スカパー! の広告塔である堺雅人と、元三冠王にして元名監督の落合博満による対談を、そのままCM化したこの企画。15秒CMとは別に、各球団の見どころを約1分半にまとめた映像も無料でWEB公開している。第1弾の「球団見どころ篇」と、第2弾の「注目選手篇」。どちらの動画も企画タイトル通り、落合博満のオレ流節が全開で、野球ファン必聴の面白さだ。
「成績が上がらない=お前ら、練習足らないんじゃないか? もっと野球を勉強しなくちゃいけないんじゃないの?」
「万が一おれが兼任(監督)をやったら、こんな楽なことはない。4番・落合、監督・落合。最っ高に面白いと思う」
「4番? 俺の中ではスーパーマン。なんでもやれる。そして、絶対に休まない。自分の一振りでゲームを左右できるのが4番バッターですよ」
……などなど、落合節は健在。そして、古巣・中日については特に舌鋒鋭く、厳しい見立てをしているのがなんとも言えず落合らしい。
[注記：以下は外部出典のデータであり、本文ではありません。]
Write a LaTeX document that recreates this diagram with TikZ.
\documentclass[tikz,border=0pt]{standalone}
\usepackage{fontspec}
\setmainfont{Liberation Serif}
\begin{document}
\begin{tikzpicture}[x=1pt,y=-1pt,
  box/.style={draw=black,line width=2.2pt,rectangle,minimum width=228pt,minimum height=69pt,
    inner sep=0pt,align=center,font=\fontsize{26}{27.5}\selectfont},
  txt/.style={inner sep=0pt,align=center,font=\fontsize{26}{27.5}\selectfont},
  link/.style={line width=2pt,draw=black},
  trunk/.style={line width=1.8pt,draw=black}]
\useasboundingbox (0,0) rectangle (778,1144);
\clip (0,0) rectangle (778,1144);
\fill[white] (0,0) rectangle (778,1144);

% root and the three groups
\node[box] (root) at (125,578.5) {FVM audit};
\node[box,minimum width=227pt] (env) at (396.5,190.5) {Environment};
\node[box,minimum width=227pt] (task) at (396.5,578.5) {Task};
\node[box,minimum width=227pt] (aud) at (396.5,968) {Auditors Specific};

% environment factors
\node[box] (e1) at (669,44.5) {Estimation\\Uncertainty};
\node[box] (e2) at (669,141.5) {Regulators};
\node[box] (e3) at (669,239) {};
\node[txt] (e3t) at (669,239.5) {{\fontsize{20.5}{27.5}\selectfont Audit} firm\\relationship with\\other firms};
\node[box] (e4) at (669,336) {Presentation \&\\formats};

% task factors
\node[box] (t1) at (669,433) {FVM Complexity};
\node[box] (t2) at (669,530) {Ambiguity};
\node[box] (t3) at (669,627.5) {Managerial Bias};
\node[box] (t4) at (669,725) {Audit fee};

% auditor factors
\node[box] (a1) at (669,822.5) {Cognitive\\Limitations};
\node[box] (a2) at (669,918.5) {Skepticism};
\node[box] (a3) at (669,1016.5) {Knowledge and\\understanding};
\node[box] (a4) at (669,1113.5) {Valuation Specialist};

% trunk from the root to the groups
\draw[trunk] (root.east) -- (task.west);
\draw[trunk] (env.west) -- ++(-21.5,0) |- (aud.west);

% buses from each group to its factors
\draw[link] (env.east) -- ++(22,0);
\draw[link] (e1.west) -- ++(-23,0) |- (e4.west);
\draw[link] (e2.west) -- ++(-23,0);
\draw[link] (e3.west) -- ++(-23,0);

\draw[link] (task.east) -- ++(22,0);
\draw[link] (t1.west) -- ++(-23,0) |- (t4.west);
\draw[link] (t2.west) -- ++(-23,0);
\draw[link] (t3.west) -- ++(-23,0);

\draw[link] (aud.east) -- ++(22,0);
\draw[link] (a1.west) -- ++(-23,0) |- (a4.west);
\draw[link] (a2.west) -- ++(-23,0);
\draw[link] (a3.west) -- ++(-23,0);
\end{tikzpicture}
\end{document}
「なぜ俺が中日楽しみだ、っていうかというと、もしかしたら、見納めになる選手が何人かいる。今のうちに見ておかないと、見損なった、というのが悔い残るんじゃないかな、という意味で。勝負度外視して、これだけプロ野球界に貢献した人の勇姿を見逃す手はないだろう。その意味で、中日、面白いです」
野球ファンがうすうす思っていて、でも、なかなか口にしづらいことをあけすけに語ってくれる落合。そんな直球勝負を挑むスカパー! の姿勢には好感が持てた。
そしてもうひとつ。開幕に向けたCMと連動動画企画で秀逸だったのが、プロ野球速報アプリを展開するスポーツナビが実施したCM「PRIDE OF FAN」だ。
こちらは、落合博満のようなレジェンドも、堺雅人のようなタレントを使うこともなく、DAZNのように現役選手が出てくるわけでもなく、徹底的にファン目線。12球団それぞれのファンの「日常風景」を切り取り、そこにスポナビの一球速報アプリが欠かせない存在であることを描き出している。
球団ごとに、シチュエーションもファン気質も、出てくる野球ワードが違うわけだが、その細かいニュアンスの描き分けが見ていてとても心地良い。「スポナビライブ」は5月末で撤退するわけだが、だからといってスポナビアプリの存在意義は揺るがない。そのことを改めて実感させてくれた。
野球ファンの求めるもの、知りたい情報を的確に提示し、好印象を生んだスカパー! とスポナビアプリの両CM。だが、その他に目を向ければ、ファン気質を勘違いした企画を打ち出し、反感を買った事例もある。FMラジオ・NACK5の『サンデーライオンズ』の炎上問題だ。
昨年まで当たり前にいた実況アナウンサーを置かず、番組進行役としてお笑い芸人をメインパーソナリティに起用。それだけでも炎上要素満載だが、さらにすごかったのは、球場から生中継しているにもかかわらず、球音を生かすどころかBGMを流し、「こんなホーム開幕戦はいやだ」など大喜利をしでかしたこと。
私も炎上騒ぎを知ってラジオアプリ・radikoのタイムフリーで聞いてみたが、驚くほど臨場感はなく、そして試合展開はまったく頭に入ってこなかった。まさに、「こんな野球中継はいやだ」状態。ファンが求めているものを理解できていないばかりか、野球というスポーツへの愛情も感じられなかった。
CM・動画企画と実際のラジオ中継。比較対象としては階層が若干ズレているかもしれないが、野球を盛り上げよう、野球ファンの心を捉えようという意味では、あまりに両極端だったこれらの施策。野球ファンはその志の差に敏感に反応し、評価を下すはずだ。